Both conferences provide a historical opportunity to improve momentum on climate action, and to garner much greater financial commitments.
Certainly, the effectiveness of the COPs (Conferences of the Parties) in bringing nations together for discussion and information exchange is not in doubt. Nor is the ability of COPs to create sufficient impetus to get deals done around climate commitments. The levels of organisation and commitments are to be applauded.
But is the current path of the COPs sufficient to achieve true success in mitigating climate change?
We are in a decisive decade – the UN Decade on Ecosystem Restoration (2021-2030). What is really needed is an acknowledgment that time is not on our side. Greater urgency and greater ambition are needed now. And new funding mechanisms will likely be required to pay the bill.
Climate and Nature Finance
In 2009, developed countries collectively agreed that by 2020, they would mobilize $100 billion p.a. to support developing countries’ climate action. This goal was met for the first time in 2022 — two years late but better than never. When countries signed up to the 2015 Paris Agreement, a “new collective quantified goal on climate finance” (NCQG) would replace the existing $100 billion p.a. goal.
This NCQG is to be adopted next month at COP29, making it a potential landmark COP.
For many, progress over the years has often been frustratingly slow. The ability for major countries to delay and block has been seen many times. There is often a sense of disconnect between the perceived urgency of the situation, and the often fractious and legalistic nature of COP progressions.
Oversimplifying all of the good work that goes into the COPs, they are in essence forums for negotiating climate financing, and all the conditions that go with such. Financial and emissions commitments – and in what ways they are delivered.
The COPs are focal points for focusing on future money flows. Larger and larger numbers have been floated at successive COPs – reflecting the reality of financing the climate action and new infrastructure required.
This year the new NCQG goal will be much more ambitious, in recognition of what is truly required – of the order of $1 trillion p.a. This is the right scale of funding to achieve much greater results. But is it realistic given past COP negotiations?
Increased financial support and technology transfer are necessary for developing countries – across nature restoration, energy, transport, agriculture and other sectors. Much greater financial support ambition is needed – to enable them to reflect the same ambition in the next round of Nationally Determined Contributions (NDCs), due in 2025.
“Never have I seen such a disconnect between what the science requires and what the climate negotiations are delivering in terms of meaningful action. Most of the world’s biggest emitting countries are missing in action and resisting calls to raise their ambition.”
Alden Meyer, Union of Concerned Scientists
Taking Stock
The reality of the situation, after some 28 COPs and 15 CBD COPs, is that we are well behind the curve. The historical problem is funding. The future problem is also funding.
- Emissions are still rising. Despite numerous accords and commitments, and continued expansion of renewables and electric vehicles, global GHG emissions are still rising, and total energy demand is accelerating.

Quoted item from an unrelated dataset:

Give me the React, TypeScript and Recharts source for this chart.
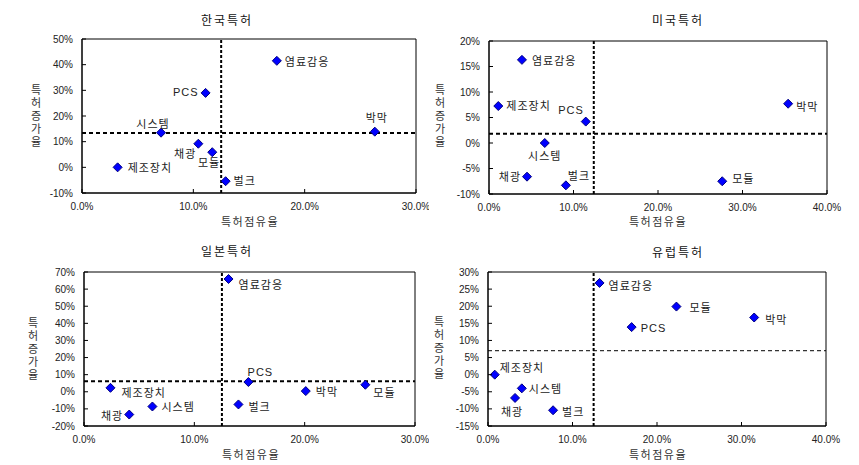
import React from "react";
import {
  ScatterChart,
  Scatter,
  XAxis,
  YAxis,
  ReferenceLine,
  ReferenceArea,
} from "recharts";

const categories = ["염료감응", "PCS", "시스템", "박막", "채광", "모듈", "제조장치", "벌크"];

const krShare = [17.5, 11.1, 7.1, 26.3, 10.45, 11.7, 3.2, 12.9];
const krGrowth = [41.5, 29.0, 13.5, 13.9, 9.2, 5.9, 0, -5.4];

const usShare = [3.9, 11.45, 6.6, 35.4, 4.5, 27.6, 1.1, 9.1];
const usGrowth = [16.3, 4.2, 0, 7.7, -6.6, -7.5, 7.25, -8.3];

const jpShare = [13.1, 14.9, 6.2, 20.1, 4.1, 25.5, 2.4, 14.0];
const jpGrowth = [65.9, 5.7, -8.6, 0.4, -13.3, 4.1, 2.3, -7.4];

const euShare = [13.2, 17.0, 4.0, 31.5, 3.2, 22.3, 0.8, 7.7];
const euGrowth = [26.8, 13.9, -4.0, 16.7, -6.8, 19.9, 0, -10.4];

// average lines (share / growth)
const krAvg = [12.5, 13.4];
const usAvg = [12.4, 1.8];
const jpAvg = [12.5, 6.2];
const euAvg = [12.5, 7.0];

const shareTicks30 = [0, 10, 20, 30];
const shareTicks40 = [0, 10, 20, 30, 40];
const krGrowthTicks = [-10, 0, 10, 20, 30, 40, 50];
const usGrowthTicks = [-10, -5, 0, 5, 10, 15, 20];
const jpGrowthTicks = [-20, -10, 0, 10, 20, 30, 40, 50, 60, 70];
const euGrowthTicks = [-15, -10, -5, 0, 5, 10, 15, 20, 25, 30];

// label placement per category: [dx, dy, anchor]
type Place = [number, number, "start" | "middle" | "end"];
const krPlace: Place[] = [[8, 0, "start"], [-7, -1, "end"], [-8, -10, "middle"], [2, -15, "middle"], [-2, 9, "end"], [8, 10, "end"], [10, 0, "start"], [8, -1, "start"]];
const usPlace: Place[] = [[10, 0, "start"], [-2, -12, "end"], [0, 12, "middle"], [8, 2, "start"], [-6, -1, "end"], [10, -3, "start"], [8, -1, "start"], [13, -10, "middle"]];
const jpPlace: Place[] = [[10, 5, "start"], [12, -10, "middle"], [9, 0, "start"], [10, 0, "start"], [-6, 0, "end"], [8, 7, "start"], [11, 4, "start"], [10, 2, "start"]];
const euPlace: Place[] = [[9, 2, "start"], [9, 1, "start"], [7, 0, "start"], [11, 1, "start"], [-3, 13, "middle"], [13, 0, "start"], [5, -8, "start"], [9, 1, "start"]];

const KR = "'Noto Sans CJK KR', sans-serif";
const LAT = "'Liberation Sans', Arial, sans-serif";
const Y_MARGIN = 9;
const X_MARGIN = 10;

const YTick = (props: any) => {
  const { x, y, payload } = props;
  const ax = x + Y_MARGIN;
  return (
    <g>
      <line x1={ax} x2={ax + 4} y1={y} y2={y} stroke="#000" />
      <text x={x} y={y} textAnchor="end" dominantBaseline="central" fontSize={10} fontFamily={LAT} fill="#222">
        {`${payload.value}%`}
      </text>
    </g>
  );
};

const XTick = (props: any) => {
  const { x, y, payload } = props;
  const ay = y - X_MARGIN;
  return (
    <g>
      <line x1={x} x2={x} y1={ay} y2={ay - 4} stroke="#000" />
      <text x={x} y={y} dy="0.72em" textAnchor="middle" fontSize={10} fontFamily={LAT} fill="#222">
        {`${payload.value.toFixed(1)}%`}
      </text>
    </g>
  );
};

interface PanelProps {
  left: number;
  top: number;
  title: string;
  share: number[];
  growth: number[];
  avg: number[];
  place: Place[];
  xTicks: number[];
  yTicks: number[];
  plot: { left: number; right: number; top: number; bottom: number };
  titleX: number;
  titleY: number;
  xLabelX: number;
  xLabelY: number;
  yLabelX: number;
  yLabelY: number;
  thinH?: boolean;
}

const W = 429;
const H = 230;

function Panel(p: PanelProps) {
  const data = categories.map((name, i) => ({ name, x: p.share[i], y: p.growth[i], i }));
  const xd: [number, number] = [p.xTicks[0], p.xTicks[p.xTicks.length - 1]];
  const yd: [number, number] = [p.yTicks[0], p.yTicks[p.yTicks.length - 1]];

  const shape = (s: any) => {
    const { cx, cy } = s;
    const idx = s.payload?.i ?? s.index ?? 0;
    const [dx, dy, anchor] = p.place[idx];
    const r = 4.5;
    return (
      <g>
        <polygon
          points={`${cx},${cy - r} ${cx + r},${cy} ${cx},${cy + r} ${cx - r},${cy}`}
          fill="#0000ff"
          stroke="#000080"
          strokeWidth={1}
        />
        <text
          x={cx + dx}
          y={cy + dy}
          textAnchor={anchor}
          dominantBaseline="central"
          fontSize={11}
          fontFamily={KR}
          letterSpacing={1}
          fill="#222"
        >
          {categories[idx] === "PCS" ? <tspan fontFamily={LAT}>PCS</tspan> : categories[idx]}
        </text>
      </g>
    );
  };

  return (
    <div style={{ position: "absolute", left: p.left, top: p.top, width: W, height: H }}>
      <ScatterChart
        width={W}
        height={H}
        margin={{ top: p.plot.top, right: W - p.plot.right, left: 0, bottom: 0 }}
      >
        <XAxis
          type="number"
          dataKey="x"
          domain={xd}
          ticks={p.xTicks}
          interval={0}
          height={H - p.plot.bottom}
          tickLine={false}
          tickSize={0}
          tickMargin={X_MARGIN}
          tick={<XTick />}
          axisLine={{ stroke: "#000" }}
          allowDataOverflow
        />
        <YAxis
          type="number"
          dataKey="y"
          domain={yd}
          ticks={p.yTicks}
          interval={0}
          width={p.plot.left}
          tickLine={false}
          tickSize={0}
          tickMargin={Y_MARGIN}
          tick={<YTick />}
          axisLine={{ stroke: "#000" }}
          allowDataOverflow
        />
        <ReferenceArea x1={xd[0]} x2={xd[1]} y1={yd[0]} y2={yd[1]} fill="none" fillOpacity={0} stroke="#000" strokeWidth={1} />
        <ReferenceLine x={p.avg[0]} stroke="#000" strokeWidth={2} strokeDasharray="3 2" />
        <ReferenceLine
          y={p.avg[1]}
          stroke="#000"
          strokeWidth={p.thinH ? 1 : 2}
          strokeDasharray="4 3"
        />
        <Scatter data={data} shape={shape} isAnimationActive={false} />
      </ScatterChart>
      <div
        style={{
          position: "absolute",
          left: p.titleX - 60,
          top: p.titleY - 8,
          width: 120,
          textAlign: "center",
          fontFamily: KR,
          fontSize: 12,
          letterSpacing: 2,
          color: "#111",
          lineHeight: "16px",
        }}
      >
        {p.title}
      </div>
      <div
        style={{
          position: "absolute",
          left: p.xLabelX - 60,
          top: p.xLabelY - 6,
          width: 120,
          textAlign: "center",
          fontFamily: KR,
          fontSize: 11,
          letterSpacing: 1.5,
          color: "#333",
          lineHeight: "12px",
        }}
      >
        {"특허점유율"}
      </div>
      <div
        style={{
          position: "absolute",
          left: p.yLabelX - 7,
          top: p.yLabelY - 6,
          width: 14,
          writingMode: "vertical-rl",
          textOrientation: "upright",
          fontFamily: KR,
          fontSize: 11,
          letterSpacing: 2,
          color: "#333",
          lineHeight: "14px",
        }}
      >
        {"특허증가율"}
      </div>
    </div>
  );
}

export default function App() {
  return (
    <div style={{ position: "absolute", left: 0, top: 0, width: 859, height: 465, background: "#fff" }}>
      <Panel
        left={0}
        top={0}
        title="한국특허"
        share={krShare}
        growth={krGrowth}
        avg={krAvg}
        place={krPlace}
        xTicks={shareTicks30}
        yTicks={krGrowthTicks}
        plot={{ left: 82, right: 416, top: 39, bottom: 193 }}
        titleX={227}
        titleY={20}
        xLabelX={250}
        xLabelY={221}
        yLabelX={36}
        yLabelY={90}
      />
      <Panel
        left={430}
        top={0}
        title="미국특허"
        share={usShare}
        growth={usGrowth}
        avg={usAvg}
        place={usPlace}
        xTicks={shareTicks40}
        yTicks={usGrowthTicks}
        plot={{ left: 59, right: 397, top: 41, bottom: 194 }}
        titleX={248}
        titleY={20}
        xLabelX={228}
        xLabelY={221}
        yLabelX={10}
        yLabelY={90}
      />
      <Panel
        left={0}
        top={235}
        title="일본특허"
        share={jpShare}
        growth={jpGrowth}
        avg={jpAvg}
        place={jpPlace}
        xTicks={shareTicks30}
        yTicks={jpGrowthTicks}
        plot={{ left: 84, right: 415, top: 37, bottom: 191 }}
        titleX={227}
        titleY={16}
        xLabelX={251}
        xLabelY={219}
        yLabelX={33}
        yLabelY={88}
      />
      <Panel
        left={430}
        top={235}
        title="유럽특허"
        share={euShare}
        growth={euGrowth}
        avg={euAvg}
        place={euPlace}
        xTicks={shareTicks40}
        yTicks={euGrowthTicks}
        plot={{ left: 58, right: 396, top: 37, bottom: 191 }}
        titleX={248}
        titleY={17}
        xLabelX={228}
        xLabelY={219}
        yLabelX={9}
        yLabelY={87}
        thinH
      />
    </div>
  );
}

- Global population continues to rise. Annual global population growth is c. 83 million, or 1.1% p.a.
- We are already in a climate emergency – The effects of climate change are becoming increasingly evident to all, and serious. Planetary boundaries and tipping points are crossed and within reach, respectively.
Revisiting the chart “Anthropogenic Causal Reactions” (see also The Environmental Imperative), population and population growth, alongside our global consumption and production patterns, are the proximate causes of the global emissions, waste and pollution crises.
Almost all modern development, industrial and agricultural progression has involved “negative externalities” and environmentally-destructive practices (GHG emissions, deforestation, waste, pollution, natural resources depletion, harmful emissions and chemicals etc). All of which leads to environmental impacts, disruptions to the major biogeochemical cycles and the so-called polycrisis.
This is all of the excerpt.